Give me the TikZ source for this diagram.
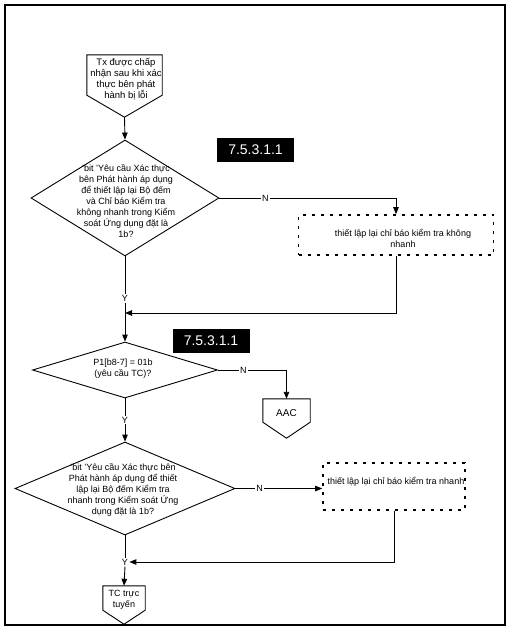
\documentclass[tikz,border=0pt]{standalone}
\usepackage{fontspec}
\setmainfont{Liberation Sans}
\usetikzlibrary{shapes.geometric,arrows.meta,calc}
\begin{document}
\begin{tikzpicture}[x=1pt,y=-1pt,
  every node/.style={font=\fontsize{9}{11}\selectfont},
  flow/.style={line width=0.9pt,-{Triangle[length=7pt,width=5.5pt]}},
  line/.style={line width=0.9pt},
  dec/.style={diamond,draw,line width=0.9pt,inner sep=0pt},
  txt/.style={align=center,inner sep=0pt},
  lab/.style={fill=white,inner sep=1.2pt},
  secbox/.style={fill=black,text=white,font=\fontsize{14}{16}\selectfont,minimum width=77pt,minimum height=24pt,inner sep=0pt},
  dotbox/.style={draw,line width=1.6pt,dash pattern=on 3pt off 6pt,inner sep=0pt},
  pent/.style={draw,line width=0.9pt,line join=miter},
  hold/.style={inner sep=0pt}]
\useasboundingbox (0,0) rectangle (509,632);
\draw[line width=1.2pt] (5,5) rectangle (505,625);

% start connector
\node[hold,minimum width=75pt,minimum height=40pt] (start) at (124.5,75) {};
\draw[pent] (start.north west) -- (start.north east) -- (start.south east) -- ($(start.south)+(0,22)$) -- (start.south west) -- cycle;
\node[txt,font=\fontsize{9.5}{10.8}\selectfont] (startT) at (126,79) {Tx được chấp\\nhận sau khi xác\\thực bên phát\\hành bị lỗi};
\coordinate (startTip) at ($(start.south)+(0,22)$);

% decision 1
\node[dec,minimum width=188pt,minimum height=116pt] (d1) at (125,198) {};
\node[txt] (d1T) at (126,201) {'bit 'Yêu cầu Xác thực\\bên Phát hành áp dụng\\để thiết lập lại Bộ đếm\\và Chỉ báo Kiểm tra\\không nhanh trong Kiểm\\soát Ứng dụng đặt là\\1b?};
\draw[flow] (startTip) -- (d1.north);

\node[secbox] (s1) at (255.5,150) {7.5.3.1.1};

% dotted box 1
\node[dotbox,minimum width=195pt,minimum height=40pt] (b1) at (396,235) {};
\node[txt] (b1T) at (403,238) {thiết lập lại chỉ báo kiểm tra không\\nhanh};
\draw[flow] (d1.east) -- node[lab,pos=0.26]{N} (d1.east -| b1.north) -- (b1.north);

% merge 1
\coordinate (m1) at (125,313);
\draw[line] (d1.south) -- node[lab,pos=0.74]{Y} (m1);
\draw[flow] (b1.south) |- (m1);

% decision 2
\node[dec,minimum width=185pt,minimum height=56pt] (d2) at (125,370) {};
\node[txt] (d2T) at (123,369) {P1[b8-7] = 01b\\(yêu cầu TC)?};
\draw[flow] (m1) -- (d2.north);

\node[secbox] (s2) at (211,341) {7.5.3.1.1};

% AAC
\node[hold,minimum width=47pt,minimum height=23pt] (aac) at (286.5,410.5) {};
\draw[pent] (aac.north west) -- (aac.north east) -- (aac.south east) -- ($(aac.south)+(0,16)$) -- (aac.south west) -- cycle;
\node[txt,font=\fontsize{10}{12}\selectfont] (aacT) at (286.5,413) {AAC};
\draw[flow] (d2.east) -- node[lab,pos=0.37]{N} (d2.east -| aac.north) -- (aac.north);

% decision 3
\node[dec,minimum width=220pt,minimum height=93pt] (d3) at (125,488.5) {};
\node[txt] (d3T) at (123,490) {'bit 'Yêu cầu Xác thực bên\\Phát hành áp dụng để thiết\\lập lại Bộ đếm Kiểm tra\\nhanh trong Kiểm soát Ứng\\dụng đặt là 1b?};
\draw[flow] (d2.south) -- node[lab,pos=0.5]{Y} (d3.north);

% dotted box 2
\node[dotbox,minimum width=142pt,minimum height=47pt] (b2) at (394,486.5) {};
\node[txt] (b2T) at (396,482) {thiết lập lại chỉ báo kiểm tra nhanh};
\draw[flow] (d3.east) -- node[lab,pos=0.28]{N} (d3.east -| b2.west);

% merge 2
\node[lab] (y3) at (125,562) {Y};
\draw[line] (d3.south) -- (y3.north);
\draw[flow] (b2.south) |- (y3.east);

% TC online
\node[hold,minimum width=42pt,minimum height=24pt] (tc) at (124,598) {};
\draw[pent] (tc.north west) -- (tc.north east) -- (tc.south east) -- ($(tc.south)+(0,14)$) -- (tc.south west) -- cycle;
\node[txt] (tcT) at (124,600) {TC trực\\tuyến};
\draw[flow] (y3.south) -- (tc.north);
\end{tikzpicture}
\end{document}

= = =

Task details:
Pictures in the data above should not be copied; transcribe everything else exactly.

Task output:
Give me the TikZ source for this diagram.
\documentclass[tikz,border=0pt]{standalone}
\usepackage{fontspec}
\setmainfont{Liberation Sans}
\usetikzlibrary{shapes.geometric,arrows.meta,calc}
\begin{document}
\begin{tikzpicture}[x=1pt,y=-1pt,
  every node/.style={font=\fontsize{9}{11}\selectfont},
  flow/.style={line width=0.9pt,-{Triangle[length=7pt,width=5.5pt]}},
  line/.style={line width=0.9pt},
  dec/.style={diamond,draw,line width=0.9pt,inner sep=0pt},
  txt/.style={align=center,inner sep=0pt},
  lab/.style={fill=white,inner sep=1.2pt},
  secbox/.style={fill=black,text=white,font=\fontsize{14}{16}\selectfont,minimum width=77pt,minimum height=24pt,inner sep=0pt},
  dotbox/.style={draw,line width=1.6pt,dash pattern=on 3pt off 6pt,inner sep=0pt},
  pent/.style={draw,line width=0.9pt,line join=miter},
  hold/.style={inner sep=0pt}]
\useasboundingbox (0,0) rectangle (509,632);
\draw[line width=1.2pt] (5,5) rectangle (505,625);

% start connector
\node[hold,minimum width=75pt,minimum height=40pt] (start) at (124.5,75) {};
\draw[pent] (start.north west) -- (start.north east) -- (start.south east) -- ($(start.south)+(0,22)$) -- (start.south west) -- cycle;
\node[txt,font=\fontsize{9.5}{10.8}\selectfont] (startT) at (126,79) {Tx được chấp\\nhận sau khi xác\\thực bên phát\\hành bị lỗi};
\coordinate (startTip) at ($(start.south)+(0,22)$);

% decision 1
\node[dec,minimum width=188pt,minimum height=116pt] (d1) at (125,198) {};
\node[txt] (d1T) at (126,201) {'bit 'Yêu cầu Xác thực\\bên Phát hành áp dụng\\để thiết lập lại Bộ đếm\\và Chỉ báo Kiểm tra\\không nhanh trong Kiểm\\soát Ứng dụng đặt là\\1b?};
\draw[flow] (startTip) -- (d1.north);

\node[secbox] (s1) at (255.5,150) {7.5.3.1.1};

% dotted box 1
\node[dotbox,minimum width=195pt,minimum height=40pt] (b1) at (396,235) {};
\node[txt] (b1T) at (403,238) {thiết lập lại chỉ báo kiểm tra không\\nhanh};
\draw[flow] (d1.east) -- node[lab,pos=0.26]{N} (d1.east -| b1.north) -- (b1.north);

% merge 1
\coordinate (m1) at (125,313);
\draw[line] (d1.south) -- node[lab,pos=0.74]{Y} (m1);
\draw[flow] (b1.south) |- (m1);

% decision 2
\node[dec,minimum width=185pt,minimum height=56pt] (d2) at (125,370) {};
\node[txt] (d2T) at (123,369) {P1[b8-7] = 01b\\(yêu cầu TC)?};
\draw[flow] (m1) -- (d2.north);

\node[secbox] (s2) at (211,341) {7.5.3.1.1};

% AAC
\node[hold,minimum width=47pt,minimum height=23pt] (aac) at (286.5,410.5) {};
\draw[pent] (aac.north west) -- (aac.north east) -- (aac.south east) -- ($(aac.south)+(0,16)$) -- (aac.south west) -- cycle;
\node[txt,font=\fontsize{10}{12}\selectfont] (aacT) at (286.5,413) {AAC};
\draw[flow] (d2.east) -- node[lab,pos=0.37]{N} (d2.east -| aac.north) -- (aac.north);

% decision 3
\node[dec,minimum width=220pt,minimum height=93pt] (d3) at (125,488.5) {};
\node[txt] (d3T) at (123,490) {'bit 'Yêu cầu Xác thực bên\\Phát hành áp dụng để thiết\\lập lại Bộ đếm Kiểm tra\\nhanh trong Kiểm soát Ứng\\dụng đặt là 1b?};
\draw[flow] (d2.south) -- node[lab,pos=0.5]{Y} (d3.north);

% dotted box 2
\node[dotbox,minimum width=142pt,minimum height=47pt] (b2) at (394,486.5) {};
\node[txt] (b2T) at (396,482) {thiết lập lại chỉ báo kiểm tra nhanh};
\draw[flow] (d3.east) -- node[lab,pos=0.28]{N} (d3.east -| b2.west);

% merge 2
\node[lab] (y3) at (125,562) {Y};
\draw[line] (d3.south) -- (y3.north);
\draw[flow] (b2.south) |- (y3.east);

% TC online
\node[hold,minimum width=42pt,minimum height=24pt] (tc) at (124,598) {};
\draw[pent] (tc.north west) -- (tc.north east) -- (tc.south east) -- ($(tc.south)+(0,14)$) -- (tc.south west) -- cycle;
\node[txt] (tcT) at (124,600) {TC trực\\tuyến};
\draw[flow] (y3.south) -- (tc.north);
\end{tikzpicture}
\end{document}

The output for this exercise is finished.